Only those who will risk going too far can possibly find out how far it is possible to go. — T.S. Eliot
I am always doing that which I cannot do, in order that I may learn how to do it. — Pablo Picasso
Discovery, exploration, and art-making, in general, require that artists take risks to make progress in their art. The artist has to push past their current understanding and comfort zone into discomfort and the unknown. The key is to determine which risks are good and which are not when it comes to working on the stage.
The Right Time & The Right Place
Especially at the start here start your risk-taking in a place and with people where you feel safe. The rehearsal room or classroom should be that place. If not find your safe place. By definition, not all risks will turn out well. You want to be with people who will applaud your risk-taking and not punish you for it as you start to build your confidence in allowing yourself to take risks.
As a performer, the start of the personal practice and group rehearsal process is the best place to start taking big risks. Over time we want to reduce the size of the risks being taken so that by the time we get to performance 95% of the performance will be reliably the same night after night.

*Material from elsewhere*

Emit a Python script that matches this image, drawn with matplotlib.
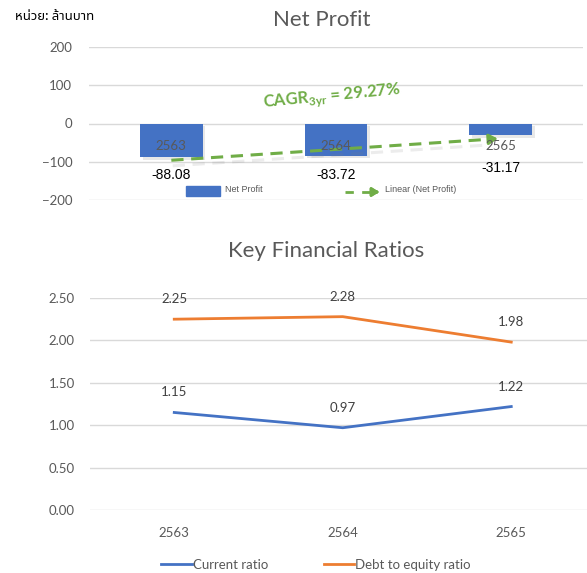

We want to take deliberate artistic risks. Take the time to go through this process we have been exploring here on Day 1 & Day 2. If we just start jumping into taking risks without and inspiration, goal, or purpose it becomes an exercise of just practicing taking risks. This might serve a function but artistically give your risk taking a purpose.
Be the person that creates a safe place for others. Respect and applaud risk-taking. Don’t make fun of, belittle, or laugh at someone who is taking a risk. If appropriate for the risk do laugh together. Most risks if done in a safe place shouldn’t be taken too seriously. Attempt your risk-taking in the spirit of exploration and fun.
Are you breaking the law or going to hurt someone?
It’s not a good risk if there are significant chances of harming yourself or causing harm to others. It’s not a good risk if you are breaking the law. It is not a good risk if you are damaging other’s property without their direct permission. Use common sense. If you don’t have any common sense bring someone else along with you that does and listen to them.
- Overthink it. If it is safe, legal, and not disrupting someone else’s work then do it. It only gets harder to take a risk the more deliberate and hesitate. Trust your subconscious, body, and instincts.
- Judge it in the moment. But away the judges that sit on your shoulder. Commit to taking the risk 100% then go for it without holding back or judging it at the moment. You can evaluate its success afterward.
- Judge it by inaccurate feedback. You are taking a risk. By default, it should be uncomfortable and potentially awkward to you the first time you do it. Don’t evaluate the success of your risk by this internal feedback. Video your experiments so you can go back and watch it. Compare your risk-taking to what you normally do. If there is progress then it is a good risk. Try it in front of trusted colleagues or a teacher who can give you productive feedback.
- Don’t practice. Good risk-taking is a skill. Learn from your mistakes and keep practicing!